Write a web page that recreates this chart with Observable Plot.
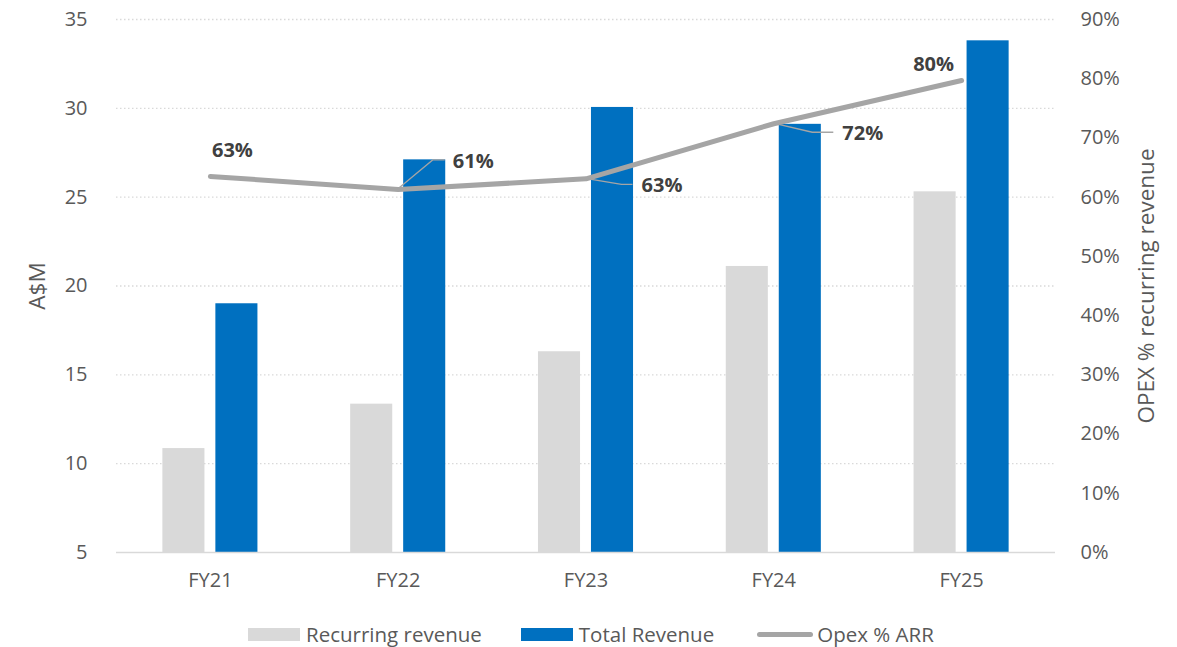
<!DOCTYPE html>
<html>
<head>
<meta charset="utf-8">
<script src="https://cdn.jsdelivr.net/npm/d3@7"></script>
<script src="https://cdn.jsdelivr.net/npm/@observablehq/plot@0.6"></script>
<style>
  html, body { margin: 0; padding: 0; background: #fff; }
  body { width: 1177px; height: 647px; overflow: hidden; font-family: "Open Sans", sans-serif; }
  #legend { display: flex; align-items: center; height: 22px; margin-top: 3px; padding-left: 248px; font-size: 20.5px; color: #595959; line-height: 22px; }
  .item { display: flex; align-items: center; white-space: nowrap; }
  .sw { display: inline-block; width: 52px; height: 13px; margin-right: 6px; }
  .ln { display: inline-block; width: 56px; height: 5px; border-radius: 3px; margin-right: 4px; background: #a5a5a5; }
</style>
</head>
<body>
<div id="chart"></div>
<div id="legend"></div>
<script>
// ---- data ----
const years = ["FY21", "FY22", "FY23", "FY24", "FY25"];
const recurringRevenue = [10.85, 13.35, 16.3, 21.1, 25.3];
const totalRevenue = [19.0, 27.1, 30.05, 29.1, 33.8];
const opexPct = [63.5, 61.3, 63.1, 72.4, 79.7];
const opexLabels = ["63%", "61%", "63%", "72%", "80%"];
const leftTicks = [5, 10, 15, 20, 25, 30, 35];
const rightTicks = [0, 10, 20, 30, 40, 50, 60, 70, 80, 90];
const seriesNames = ["Recurring revenue", "Total Revenue", "Opex % ARR"];
const seriesColors = ["#d9d9d9", "#0070c0", "#a5a5a5"];

// label placement (pixel offsets from the line point) and leader lines
const labelDx = [22, 75, 76, 89, -28];
const labelDy = [-26, -28, 7, 10, -16];
const leaderMid = [null, [35, -29], [36, 6], [39, 9], null];
const leaderEnd = [null, [47, -29], [47, 6], [60, 9], null];
const legendGaps = [39, 43, 0];

// map percentage (right axis) onto left axis units: 0% -> 5, 90% -> 35
const pctToLeft = p => 5 + p / 3;

const rows = years.map((y, i) => ({
  year: y, rec: recurringRevenue[i], tot: totalRevenue[i],
  pct: opexPct[i], label: opexLabels[i], i
}));

const labelMarks = rows.map(r => Plot.text([r], {
  x: "year", y: d => pctToLeft(d.pct), text: "label",
  dx: labelDx[r.i], dy: labelDy[r.i],
  fill: "#404040", fontWeight: "bold", fontSize: 20
}));

const leaderRows = rows.filter(r => leaderMid[r.i]);
const leaderMark = Plot.dot(leaderRows, {
  x: "year", y: d => pctToLeft(d.pct), r: 0,
  render(index, scales, values) {
    let bw = 0;
    const bx = scales.x && scales.x.bandwidth;
    if (typeof bx === "function") bw = bx(); else if (typeof bx === "number") bw = bx;
    const g = d3.create("svg:g");
    for (const i of index) {
      const x = values.x[i] + bw / 2, y = values.y[i];
      const d = leaderRows[i], m = leaderMid[d.i], e = leaderEnd[d.i];
      g.append("path")
        .attr("d", `M${x},${y}L${x + m[0]},${y + m[1]}L${x + e[0]},${y + e[1]}`)
        .attr("fill", "none").attr("stroke", "#a5a5a5").attr("stroke-width", 1.3);
    }
    return g.node();
  }
});

const chart = Plot.plot({
  width: 1177,
  height: 620,
  marginLeft: 116,
  marginRight: 122,
  marginTop: 19,
  marginBottom: 68,
  style: { fontFamily: "Open Sans", fontSize: "20px", color: "#595959", background: "white" },
  x: { domain: years, paddingInner: 0.776, paddingOuter: 0.388, round: false, axis: null },
  y: { domain: [5, 35], axis: null },
  marks: [
    Plot.gridY(leftTicks.filter(t => t > 5), { stroke: "#d9d9d9", strokeOpacity: 1, strokeWidth: 1.3, strokeDasharray: "1.5,2.5" }),
    Plot.barY(rows, { x: "year", y1: 5, y2: "rec", fill: seriesColors[0], dx: -26.5 }),
    Plot.barY(rows, { x: "year", y1: 5, y2: "tot", fill: seriesColors[1], dx: 26.5 }),
    Plot.ruleY([5], { stroke: "#d9d9d9", strokeWidth: 1.6 }),
    Plot.axisX({ tickSize: 0, tickPadding: 20, label: null, fontSize: 20 }),
    Plot.axisY(leftTicks, { anchor: "left", tickSize: 0, tickPadding: 29, label: null, fontSize: 20 }),
    Plot.axisY(rightTicks.map(pctToLeft), {
      anchor: "right", tickSize: 0, tickPadding: 25, label: null, fontSize: 20,
      tickFormat: d => Math.round((d - 5) * 3) + "%"
    }),
    Plot.text(["A$M"], { y: () => 20, frameAnchor: "left", textAnchor: "middle", dx: -79, rotate: -90, fontSize: 22.5, fill: "#595959" }),
    Plot.text(["OPEX % recurring revenue"], { y: () => 20, frameAnchor: "right", textAnchor: "middle", dx: 91, rotate: -90, fontSize: 22.5, fill: "#595959" }),
    Plot.line(rows, { x: "year", y: d => pctToLeft(d.pct), stroke: seriesColors[2], strokeWidth: 5, strokeLinecap: "round", strokeLinejoin: "round" }),
    leaderMark,
    ...labelMarks
  ]
});
document.getElementById("chart").appendChild(chart);

// legend
const legend = document.getElementById("legend");
seriesNames.forEach((name, i) => {
  const item = document.createElement("div");
  item.className = "item";
  item.style.marginRight = legendGaps[i] + "px";
  const sw = document.createElement("span");
  if (i < 2) { sw.className = "sw"; sw.style.background = seriesColors[i]; }
  else { sw.className = "ln"; }
  item.appendChild(sw);
  const t = document.createElement("span");
  t.textContent = name;
  item.appendChild(t);
  legend.appendChild(item);
});
</script>
</body>
</html>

----------------

▸ **Objective**
Copy the whole of the material above exactly, but not its images.

▸ **Written answer**
Write a web page that recreates this chart with Observable Plot.
<!DOCTYPE html>
<html>
<head>
<meta charset="utf-8">
<script src="https://cdn.jsdelivr.net/npm/d3@7"></script>
<script src="https://cdn.jsdelivr.net/npm/@observablehq/plot@0.6"></script>
<style>
  html, body { margin: 0; padding: 0; background: #fff; }
  body { width: 1177px; height: 647px; overflow: hidden; font-family: "Open Sans", sans-serif; }
  #legend { display: flex; align-items: center; height: 22px; margin-top: 3px; padding-left: 248px; font-size: 20.5px; color: #595959; line-height: 22px; }
  .item { display: flex; align-items: center; white-space: nowrap; }
  .sw { display: inline-block; width: 52px; height: 13px; margin-right: 6px; }
  .ln { display: inline-block; width: 56px; height: 5px; border-radius: 3px; margin-right: 4px; background: #a5a5a5; }
</style>
</head>
<body>
<div id="chart"></div>
<div id="legend"></div>
<script>
// ---- data ----
const years = ["FY21", "FY22", "FY23", "FY24", "FY25"];
const recurringRevenue = [10.85, 13.35, 16.3, 21.1, 25.3];
const totalRevenue = [19.0, 27.1, 30.05, 29.1, 33.8];
const opexPct = [63.5, 61.3, 63.1, 72.4, 79.7];
const opexLabels = ["63%", "61%", "63%", "72%", "80%"];
const leftTicks = [5, 10, 15, 20, 25, 30, 35];
const rightTicks = [0, 10, 20, 30, 40, 50, 60, 70, 80, 90];
const seriesNames = ["Recurring revenue", "Total Revenue", "Opex % ARR"];
const seriesColors = ["#d9d9d9", "#0070c0", "#a5a5a5"];

// label placement (pixel offsets from the line point) and leader lines
const labelDx = [22, 75, 76, 89, -28];
const labelDy = [-26, -28, 7, 10, -16];
const leaderMid = [null, [35, -29], [36, 6], [39, 9], null];
const leaderEnd = [null, [47, -29], [47, 6], [60, 9], null];
const legendGaps = [39, 43, 0];

// map percentage (right axis) onto left axis units: 0% -> 5, 90% -> 35
const pctToLeft = p => 5 + p / 3;

const rows = years.map((y, i) => ({
  year: y, rec: recurringRevenue[i], tot: totalRevenue[i],
  pct: opexPct[i], label: opexLabels[i], i
}));

const labelMarks = rows.map(r => Plot.text([r], {
  x: "year", y: d => pctToLeft(d.pct), text: "label",
  dx: labelDx[r.i], dy: labelDy[r.i],
  fill: "#404040", fontWeight: "bold", fontSize: 20
}));

const leaderRows = rows.filter(r => leaderMid[r.i]);
const leaderMark = Plot.dot(leaderRows, {
  x: "year", y: d => pctToLeft(d.pct), r: 0,
  render(index, scales, values) {
    let bw = 0;
    const bx = scales.x && scales.x.bandwidth;
    if (typeof bx === "function") bw = bx(); else if (typeof bx === "number") bw = bx;
    const g = d3.create("svg:g");
    for (const i of index) {
      const x = values.x[i] + bw / 2, y = values.y[i];
      const d = leaderRows[i], m = leaderMid[d.i], e = leaderEnd[d.i];
      g.append("path")
        .attr("d", `M${x},${y}L${x + m[0]},${y + m[1]}L${x + e[0]},${y + e[1]}`)
        .attr("fill", "none").attr("stroke", "#a5a5a5").attr("stroke-width", 1.3);
    }
    return g.node();
  }
});

const chart = Plot.plot({
  width: 1177,
  height: 620,
  marginLeft: 116,
  marginRight: 122,
  marginTop: 19,
  marginBottom: 68,
  style: { fontFamily: "Open Sans", fontSize: "20px", color: "#595959", background: "white" },
  x: { domain: years, paddingInner: 0.776, paddingOuter: 0.388, round: false, axis: null },
  y: { domain: [5, 35], axis: null },
  marks: [
    Plot.gridY(leftTicks.filter(t => t > 5), { stroke: "#d9d9d9", strokeOpacity: 1, strokeWidth: 1.3, strokeDasharray: "1.5,2.5" }),
    Plot.barY(rows, { x: "year", y1: 5, y2: "rec", fill: seriesColors[0], dx: -26.5 }),
    Plot.barY(rows, { x: "year", y1: 5, y2: "tot", fill: seriesColors[1], dx: 26.5 }),
    Plot.ruleY([5], { stroke: "#d9d9d9", strokeWidth: 1.6 }),
    Plot.axisX({ tickSize: 0, tickPadding: 20, label: null, fontSize: 20 }),
    Plot.axisY(leftTicks, { anchor: "left", tickSize: 0, tickPadding: 29, label: null, fontSize: 20 }),
    Plot.axisY(rightTicks.map(pctToLeft), {
      anchor: "right", tickSize: 0, tickPadding: 25, label: null, fontSize: 20,
      tickFormat: d => Math.round((d - 5) * 3) + "%"
    }),
    Plot.text(["A$M"], { y: () => 20, frameAnchor: "left", textAnchor: "middle", dx: -79, rotate: -90, fontSize: 22.5, fill: "#595959" }),
    Plot.text(["OPEX % recurring revenue"], { y: () => 20, frameAnchor: "right", textAnchor: "middle", dx: 91, rotate: -90, fontSize: 22.5, fill: "#595959" }),
    Plot.line(rows, { x: "year", y: d => pctToLeft(d.pct), stroke: seriesColors[2], strokeWidth: 5, strokeLinecap: "round", strokeLinejoin: "round" }),
    leaderMark,
    ...labelMarks
  ]
});
document.getElementById("chart").appendChild(chart);

// legend
const legend = document.getElementById("legend");
seriesNames.forEach((name, i) => {
  const item = document.createElement("div");
  item.className = "item";
  item.style.marginRight = legendGaps[i] + "px";
  const sw = document.createElement("span");
  if (i < 2) { sw.className = "sw"; sw.style.background = seriesColors[i]; }
  else { sw.className = "ln"; }
  item.appendChild(sw);
  const t = document.createElement("span");
  t.textContent = name;
  item.appendChild(t);
  legend.appendChild(item);
});
</script>
</body>
</html>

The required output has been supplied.